▶ [Collected material]

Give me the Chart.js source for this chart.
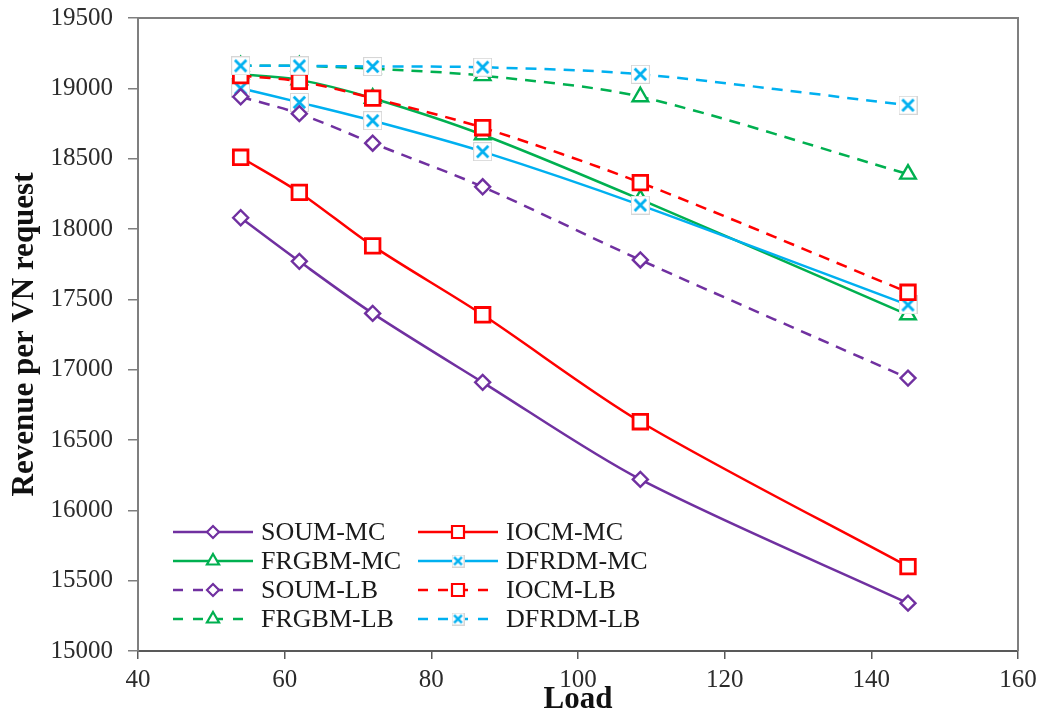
<!DOCTYPE html>
<html>
<head>
<meta charset="utf-8">
<script src="https://cdn.jsdelivr.net/npm/chart.js@4/dist/chart.umd.min.js"></script>
<style>
  html, body { margin: 0; padding: 0; background: #fff; }
  #wrap { width: 1045px; height: 716px; position: relative; }
</style>
</head>
<body>
<div id="wrap"><canvas id="c" width="1045" height="716"></canvas></div>
<script>
// ---- data ----
const loads = [54, 62, 72, 87, 108.5, 145];
const soumMC  = [18080, 17770, 17400, 16910, 16220, 15340];
const iocmMC  = [18510, 18260, 17880, 17390, 16630, 15600];
const frgbmMC = [19100, 19060, 18930, 18670, 18210, 17390];
const dfrdmMC = [19000, 18900, 18770, 18550, 18170, 17460];
const soumLB  = [18940, 18820, 18610, 18300, 17780, 16940];
const iocmLB  = [19090, 19050, 18930, 18720, 18330, 17550];
const frgbmLB = [19160, 19160, 19140, 19090, 18940, 18390];
const dfrdmLB = [19160, 19160, 19155, 19150, 19100, 18880];
const seriesNames = ['SOUM-MC','IOCM-MC','FRGBM-MC','DFRDM-MC','SOUM-LB','IOCM-LB','FRGBM-LB','DFRDM-LB'];
const seriesValues = [soumMC, iocmMC, frgbmMC, dfrdmMC, soumLB, iocmLB, frgbmLB, dfrdmLB];
const xTicks = [40, 60, 80, 100, 120, 140, 160];
const yTicks = [15000, 15500, 16000, 16500, 17000, 17500, 18000, 18500, 19000, 19500];

// ---- styles ----
const PURPLE = '#7030A0', RED = '#FF0000', GREEN = '#00B050', BLUE = '#00B0F0';
const colors  = [PURPLE, RED, GREEN, BLUE, PURPLE, RED, GREEN, BLUE];
const markers = ['diamond','square','triangle','x','diamond','square','triangle','x'];
const dashed  = [false,false,false,false,true,true,true,true];
const DASH = [11, 8];

function makeX(size, color, lw) {
  const c = document.createElement('canvas');
  c.width = size; c.height = size;
  const g = c.getContext('2d');
  g.fillStyle = '#fff'; g.fillRect(0, 0, size, size);
  g.strokeStyle = '#d6d6d6'; g.lineWidth = 1; g.strokeRect(0.5, 0.5, size - 1, size - 1);
  g.strokeStyle = color; g.lineWidth = lw;
  const p = size * 0.2;
  g.beginPath();
  g.moveTo(p, p); g.lineTo(size - p, size - p);
  g.moveTo(size - p, p); g.lineTo(p, size - p);
  g.stroke();
  return c;
}
const xImg = makeX(19, BLUE, 2.8);

function pointStyleFor(m) {
  if (m === 'diamond') return 'rectRot';
  if (m === 'square') return 'rect';
  if (m === 'triangle') return 'triangle';
  return xImg;
}
function radiusFor(m) {
  if (m === 'diamond') return 7.5;
  if (m === 'square') return 10.3;
  if (m === 'triangle') return 9;
  return 9;
}

const datasets = seriesNames.map((name, i) => ({
  label: name,
  data: loads.map((x, j) => ({ x: x, y: seriesValues[i][j] })),
  borderColor: colors[i],
  backgroundColor: colors[i],
  borderWidth: 2.5,
  borderDash: dashed[i] ? DASH : [],
  tension: 0.3,
  pointStyle: pointStyleFor(markers[i]),
  pointRadius: radiusFor(markers[i]),
  pointBorderColor: colors[i],
  pointBackgroundColor: '#fff',
  pointBorderWidth: markers[i] === 'square' ? 2.8 : 2.4,
  order: seriesNames.length - i
}));

// legend drawn inside plot area
function drawLegendMarker(ctx, m, x, y, color) {
  ctx.save();
  ctx.setLineDash([]);
  ctx.strokeStyle = color; ctx.fillStyle = '#fff';
  ctx.lineWidth = 2.2;
  ctx.beginPath();
  if (m === 'diamond') {
    const r = 6;
    ctx.moveTo(x - r, y); ctx.lineTo(x, y - r); ctx.lineTo(x + r, y); ctx.lineTo(x, y + r); ctx.closePath();
    ctx.fill(); ctx.stroke();
  } else if (m === 'square') {
    const s = 6;
    ctx.rect(x - s, y - s, 2 * s, 2 * s);
    ctx.fill(); ctx.stroke();
  } else if (m === 'triangle') {
    const r = 7;
    ctx.moveTo(x, y - r); ctx.lineTo(x + r * 0.866, y + r * 0.5); ctx.lineTo(x - r * 0.866, y + r * 0.5); ctx.closePath();
    ctx.fill(); ctx.stroke();
  } else {
    ctx.drawImage(makeX(13, color, 2.4), x - 6.5, y - 6.5);
  }
  ctx.restore();
}

const legendPlugin = {
  id: 'inLegend',
  afterDatasetsDraw(chart) {
    const ctx = chart.ctx;
    const colX = [173, 418];
    const textX = [261, 506];
    const rowY = [532, 561, 590, 619];
    chart.data.datasets.forEach((ds, i) => {
      const row = Math.floor(i / 2), col = i % 2;
      const x0 = colX[col], y = rowY[row];
      ctx.save();
      ctx.strokeStyle = colors[i];
      ctx.lineWidth = 2.5;
      ctx.setLineDash(dashed[i] ? [10, 10] : []);
      ctx.beginPath(); ctx.moveTo(x0, y); ctx.lineTo(x0 + 80, y); ctx.stroke();
      ctx.restore();
      drawLegendMarker(ctx, markers[i], x0 + 40, y, colors[i]);
      ctx.save();
      ctx.fillStyle = '#1a1a1a';
      ctx.font = '26px "Liberation Serif", "Times New Roman", serif';
      ctx.textBaseline = 'middle';
      ctx.textAlign = 'left';
      ctx.fillText(ds.label, textX[col], y + 1);
      ctx.restore();
    });
  }
};

const framePlugin = {
  id: 'frame',
  afterDraw(chart) {
    const { ctx, chartArea: a } = chart;
    ctx.save();
    ctx.strokeStyle = '#7f7f7f';
    ctx.lineWidth = 2;
    ctx.beginPath();
    ctx.moveTo(a.left, a.top); ctx.lineTo(a.right, a.top); ctx.lineTo(a.right, a.bottom);
    ctx.stroke();
    ctx.restore();
  }
};

const tickFont = { family: '"Liberation Serif", "Times New Roman", serif', size: 25 };

new Chart(document.getElementById('c'), {
  type: 'line',
  data: { datasets: datasets },
  options: {
    responsive: false,
    animation: false,
    events: [],
    layout: { padding: { top: 18, right: 27, left: 0, bottom: 0 } },
    plugins: { legend: { display: false }, tooltip: { enabled: false } },
    scales: {
      x: {
        type: 'linear',
        min: xTicks[0], max: xTicks[xTicks.length - 1],
        afterBuildTicks(s) { s.ticks = xTicks.map(v => ({ value: v })); },
        afterFit(s) { s.height = 65; s.paddingLeft = 0; s.paddingRight = 0; },
        ticks: { font: tickFont, color: '#2b2b2b', padding: 6, callback: v => String(v), maxRotation: 0 },
        grid: { drawOnChartArea: false, drawTicks: true, tickLength: 8, color: '#595959', lineWidth: 1.5 },
        border: { display: true, color: '#595959', width: 2 },
        title: { display: true, text: 'Load', color: '#111',
                 font: { family: '"Liberation Serif", "Times New Roman", serif', size: 31, weight: 'bold', lineHeight: 1.0 },
                 padding: { top: 0, bottom: 1 } }
      },
      y: {
        type: 'linear',
        min: yTicks[0], max: yTicks[yTicks.length - 1],
        afterBuildTicks(s) { s.ticks = yTicks.map(v => ({ value: v })); },
        afterFit(s) { s.width = 138; s.paddingTop = 0; s.paddingBottom = 0; },
        ticks: { font: tickFont, color: '#2b2b2b', padding: 15, callback: v => String(v) },
        grid: { drawOnChartArea: false, drawTicks: true, tickLength: 10, color: '#7f7f7f', lineWidth: 1.5 },
        border: { display: true, color: '#7f7f7f', width: 2 },
        title: { display: true, text: 'Revenue per VN request', color: '#111',
                 font: { family: '"Liberation Serif", "Times New Roman", serif', size: 31, weight: 'bold', lineHeight: 1.2 },
                 padding: { top: 6, bottom: 0 } }
      }
    }
  },
  plugins: [legendPlugin, framePlugin]
});
</script>
</body>
</html>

▶ [The problem] Omit the pictures, then repeat exactly each line from the beginning of the listing through the line with "const DASH = [11, 8];".

▶ [Solution]
Give me the Chart.js source for this chart.
<!DOCTYPE html>
<html>
<head>
<meta charset="utf-8">
<script src="https://cdn.jsdelivr.net/npm/chart.js@4/dist/chart.umd.min.js"></script>
<style>
  html, body { margin: 0; padding: 0; background: #fff; }
  #wrap { width: 1045px; height: 716px; position: relative; }
</style>
</head>
<body>
<div id="wrap"><canvas id="c" width="1045" height="716"></canvas></div>
<script>
// ---- data ----
const loads = [54, 62, 72, 87, 108.5, 145];
const soumMC  = [18080, 17770, 17400, 16910, 16220, 15340];
const iocmMC  = [18510, 18260, 17880, 17390, 16630, 15600];
const frgbmMC = [19100, 19060, 18930, 18670, 18210, 17390];
const dfrdmMC = [19000, 18900, 18770, 18550, 18170, 17460];
const soumLB  = [18940, 18820, 18610, 18300, 17780, 16940];
const iocmLB  = [19090, 19050, 18930, 18720, 18330, 17550];
const frgbmLB = [19160, 19160, 19140, 19090, 18940, 18390];
const dfrdmLB = [19160, 19160, 19155, 19150, 19100, 18880];
const seriesNames = ['SOUM-MC','IOCM-MC','FRGBM-MC','DFRDM-MC','SOUM-LB','IOCM-LB','FRGBM-LB','DFRDM-LB'];
const seriesValues = [soumMC, iocmMC, frgbmMC, dfrdmMC, soumLB, iocmLB, frgbmLB, dfrdmLB];
const xTicks = [40, 60, 80, 100, 120, 140, 160];
const yTicks = [15000, 15500, 16000, 16500, 17000, 17500, 18000, 18500, 19000, 19500];

// ---- styles ----
const PURPLE = '#7030A0', RED = '#FF0000', GREEN = '#00B050', BLUE = '#00B0F0';
const colors  = [PURPLE, RED, GREEN, BLUE, PURPLE, RED, GREEN, BLUE];
const markers = ['diamond','square','triangle','x','diamond','square','triangle','x'];
const dashed  = [false,false,false,false,true,true,true,true];
const DASH = [11, 8];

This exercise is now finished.